Пушкин. «Фауст» стоит совсем особо. Это последнее слово немецкой литературы, это особый мир, как «Божественная комедия», это – в изящной форме альфа и омега человеческой мысли со времен христианства; это целый мир, как произведения Шекспира.

Жуковский. Совершенно справедливо: Фауст производит такое же удивительное впечатление, как и «Гамлет», «Отелло», «Макбет», «Ричард III». Их так хорошо исполняют в Германии, перевод так хорош. Когда я видел «Фауста» в первый раз, Мефистофеля играл очень старый актер, который наводил ужас в этой роли, это было какое-то воплощение дьявола.

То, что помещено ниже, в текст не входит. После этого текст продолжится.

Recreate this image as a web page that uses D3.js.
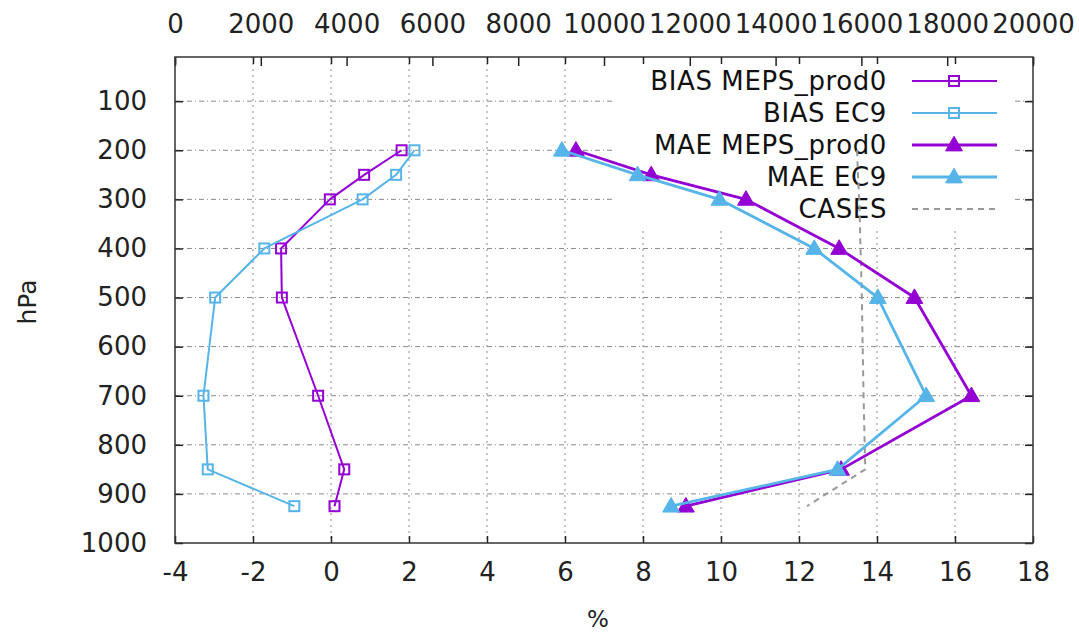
<!DOCTYPE html>
<html>
<head>
<meta charset="utf-8">
<script src="https://cdn.jsdelivr.net/npm/d3@7"></script>
<style>
  html, body { margin: 0; padding: 0; background: #fff; }
  svg { display: block; font-family: "DejaVu Sans", sans-serif; }
</style>
</head>
<body>
<svg id="chart" width="1079" height="632"></svg>
<script>
// ---- data ----
const levels = [200, 250, 300, 400, 500, 700, 850, 925];
const biasMeps = [1.81, 0.85, -0.03, -1.28, -1.26, -0.33, 0.34, 0.09];
const biasEc9  = [2.14, 1.67, 0.81, -1.71, -2.97, -3.27, -3.16, -0.94];
const maeMeps  = [6.28, 8.21, 10.64, 13.03, 14.96, 16.42, 13.08, 9.10];
const maeEc9   = [5.92, 7.86, 9.96, 12.39, 14.02, 15.26, 12.99, 8.72];
const cases    = [15900, 15920, 15950, 15980, 16010, 16050, 16090, 14730];
const xTicks  = [-4, -2, 0, 2, 4, 6, 8, 10, 12, 14, 16, 18];
const x2Ticks = [0, 2000, 4000, 6000, 8000, 10000, 12000, 14000, 16000, 18000, 20000];
const yTicks  = [100, 200, 300, 400, 500, 600, 700, 800, 900, 1000];
const seriesNames = ["BIAS MEPS_prod0", "BIAS EC9", "MAE MEPS_prod0", "MAE EC9", "CASES"];

// ---- layout ----
const L = 175, R = 1033, T = 57, B = 543;
const PURPLE = "#9400d3", BLUE = "#56b4e9", GRAY = "#999";
const svg = d3.select("#chart");

const x  = d3.scaleLinear().domain([-4, 18]).range([L, R]);
const x2 = d3.scaleLinear().domain([0, 20000]).range([L, R]);
const y  = d3.scaleLinear().domain([1000, 10]).range([B, T]);
const fmt = d => String(d);

// grid
const grid = svg.append("g");
grid.selectAll("line.gx").data(xTicks.filter(v => v > -4 && v < 18)).join("line")
  .attr("x1", d => x(d)).attr("x2", d => x(d)).attr("y1", T).attr("y2", B)
  .attr("stroke", "#8a8a8a").attr("stroke-width", 1).attr("stroke-dasharray", "2,4");
grid.selectAll("line.gy").data(yTicks.filter(v => v < 1000)).join("line")
  .attr("x1", L).attr("x2", R).attr("y1", d => y(d)).attr("y2", d => y(d))
  .attr("stroke", "#8a8a8a").attr("stroke-width", 1).attr("stroke-dasharray", "5,3,1,3");

// legend box (opaque)
svg.append("rect").attr("x", 613).attr("y", T + 1).attr("width", 402).attr("height", 170)
  .attr("fill", "#fff");

// legend text
const legTop = 81, legStep = 32;
const leg = svg.append("g");
seriesNames.forEach((n, i) => {
  leg.append("text").attr("x", 887).attr("y", legTop + i * legStep)
    .attr("text-anchor", "end").attr("dominant-baseline", "central")
    .attr("font-size", 26).attr("letter-spacing", 0.6).attr("fill", "#111").text(n);
});

// series definitions
const series = [
  { vals: biasMeps, color: PURPLE, width: 2, marker: "square" },
  { vals: biasEc9,  color: BLUE,   width: 2, marker: "square" },
  { vals: maeMeps,  color: PURPLE, width: 2.8, marker: "tri" },
  { vals: maeEc9,   color: BLUE,   width: 2.8, marker: "tri" }
];

const triPath = s => `M0,${-s*0.62}L${s*0.6},${s*0.42}L${-s*0.6},${s*0.42}Z`;

function drawMarker(g, cx, cy, s) {
  if (s.marker === "square") {
    g.append("rect").attr("x", cx - 5).attr("y", cy - 5).attr("width", 10).attr("height", 10)
      .attr("fill", "none").attr("stroke", s.color).attr("stroke-width", 2);
  } else {
    g.append("path").attr("d", triPath(14)).attr("transform", `translate(${cx},${cy})`)
      .attr("fill", s.color).attr("stroke", s.color).attr("stroke-width", 1);
  }
}

// CASES line (x2 axis)
const caseLine = d3.line().x(d => x2(d)).y((d, i) => y(levels[i]));
svg.append("path").attr("d", caseLine(cases)).attr("fill", "none")
  .attr("stroke", GRAY).attr("stroke-width", 2).attr("stroke-dasharray", "6,5");

// data lines + markers
const dataG = svg.append("g");
series.forEach(s => {
  const line = d3.line().x(d => x(d)).y((d, i) => y(levels[i]));
  dataG.append("path").attr("d", line(s.vals)).attr("fill", "none")
    .attr("stroke", s.color).attr("stroke-width", s.width).attr("stroke-linejoin", "round");
  s.vals.forEach((v, i) => drawMarker(dataG, x(v), y(levels[i]), s));
});

// legend samples
series.forEach((s, i) => {
  const ly = legTop + i * legStep;
  leg.append("line").attr("x1", 912).attr("x2", 997).attr("y1", ly).attr("y2", ly)
    .attr("stroke", s.color).attr("stroke-width", s.width);
  drawMarker(leg, 954, ly, s);
});
{
  const ly = legTop + 4 * legStep;
  leg.append("line").attr("x1", 912).attr("x2", 997).attr("y1", ly).attr("y2", ly)
    .attr("stroke", GRAY).attr("stroke-width", 2).attr("stroke-dasharray", "6,5");
}

// axes
function styleAxis(g) {
  g.select(".domain").remove();
  g.selectAll(".tick line").attr("stroke", "#222").attr("stroke-width", 1.5);
  g.selectAll(".tick text").attr("font-size", 26).attr("fill", "#222")
    .attr("font-family", "DejaVu Sans, sans-serif");
}
svg.append("g").attr("transform", `translate(0,${B})`)
  .call(d3.axisBottom(x).tickValues(xTicks).tickFormat(fmt).tickSizeInner(-7).tickSizeOuter(0).tickPadding(20))
  .call(styleAxis);
svg.append("g").attr("transform", `translate(0,${T})`)
  .call(d3.axisTop(x).tickValues(xTicks).tickFormat("").tickSizeInner(-7).tickSizeOuter(0))
  .call(styleAxis);
svg.append("g").attr("transform", `translate(0,${T})`)
  .call(d3.axisTop(x2).tickValues(x2Ticks).tickFormat(fmt).tickSizeInner(-9).tickSizeOuter(0).tickPadding(24))
  .call(styleAxis);
svg.append("g").attr("transform", `translate(${L},0)`)
  .call(d3.axisLeft(y).tickValues(yTicks).tickFormat(fmt).tickSizeInner(-8).tickSizeOuter(0).tickPadding(28))
  .call(styleAxis);
svg.append("g").attr("transform", `translate(${R},0)`)
  .call(d3.axisRight(y).tickValues(yTicks).tickFormat("").tickSizeInner(-8).tickSizeOuter(0))
  .call(styleAxis);

// frame
svg.append("rect").attr("x", L).attr("y", T).attr("width", R - L).attr("height", B - T)
  .attr("fill", "none").attr("stroke", "#333").attr("stroke-width", 1.5);

// axis titles
svg.append("text").attr("transform", "translate(27,302) rotate(-90)")
  .attr("text-anchor", "middle").attr("dominant-baseline", "central")
  .attr("font-size", 25).attr("fill", "#222").text("hPa");
svg.append("text").attr("x", 598).attr("y", 627)
  .attr("text-anchor", "middle")
  .attr("font-size", 23).attr("fill", "#222").text("%");
</script>
</body>
</html>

В старике Грау и лицо, и голос, и жесты – все было таково, что становилось жутко. Он тогда только и играл одну эту роль, в остальные дни он сидел в Kneipe (пивной [нем.]), он пил больше, чем Шуберт, Гофман и Жан Поль.

Я. Как? Шуберт пил? И напивался допьяну?

Жуковский. Да, Ангельское Колибри, он пил рейнские вина, мозельвейн, неккар; вас скандализирует, что можно напиваться, когда сочиняешь «Серенаду» и «Ave Maria»? Тик, который сам ничего не пил, рассказывал мне, что Шуберт, когда сочинял, бывал всегда навеселе, как и Гофман; он писал прекрасную оперу «Ундина», ее иногда давали, так же как и отрывки из «Розамунды», которую Шуберт не кончил, это тоже chef d’oeuvre. Грау и Поль Рихтер пили главным образом пиво.

Пушкин, смеясь над моей удивленной миной, сказал мне:

– «Kater Murr», «Princessin Brambilla», «Loge № 3», «Fidei Commis» могли быть написаны в состоянии полуопьянения, между веселием и грустью, мечтательной дремотой и сном, и в «Siebenkаss’e», вероятно, принимало участие мюнхенское пиво и также знаменитое белое берлинское пиво.

Жуковский. Жан Поль пил больше всех, только не больше актера Грау, – этот был пьян каждый вечер. Тик мне сказал философическим тоном: пиво действует больше на ноги, чем на голову, но нет сомнения, что «Hundes Post» и «Launen» несколько отдают пивом.

Пушкин. Какое сильное впечатление производят со сцены обе «Ифигении». И в чтении они восхитительны. Это настоящие греческие драмы.

Жуковский. На сцене они превосходны, величественны, как все античное, и их прекрасно исполняют, особенно в Веймаре. Перед «Ифигенией в Тавриде» играют увертюру Глюка, а перед «Ифигенией в Авлиде» его же увертюру к «Альцесту».

Пушкин. Донья Соль! Вы любите эти две трагедии?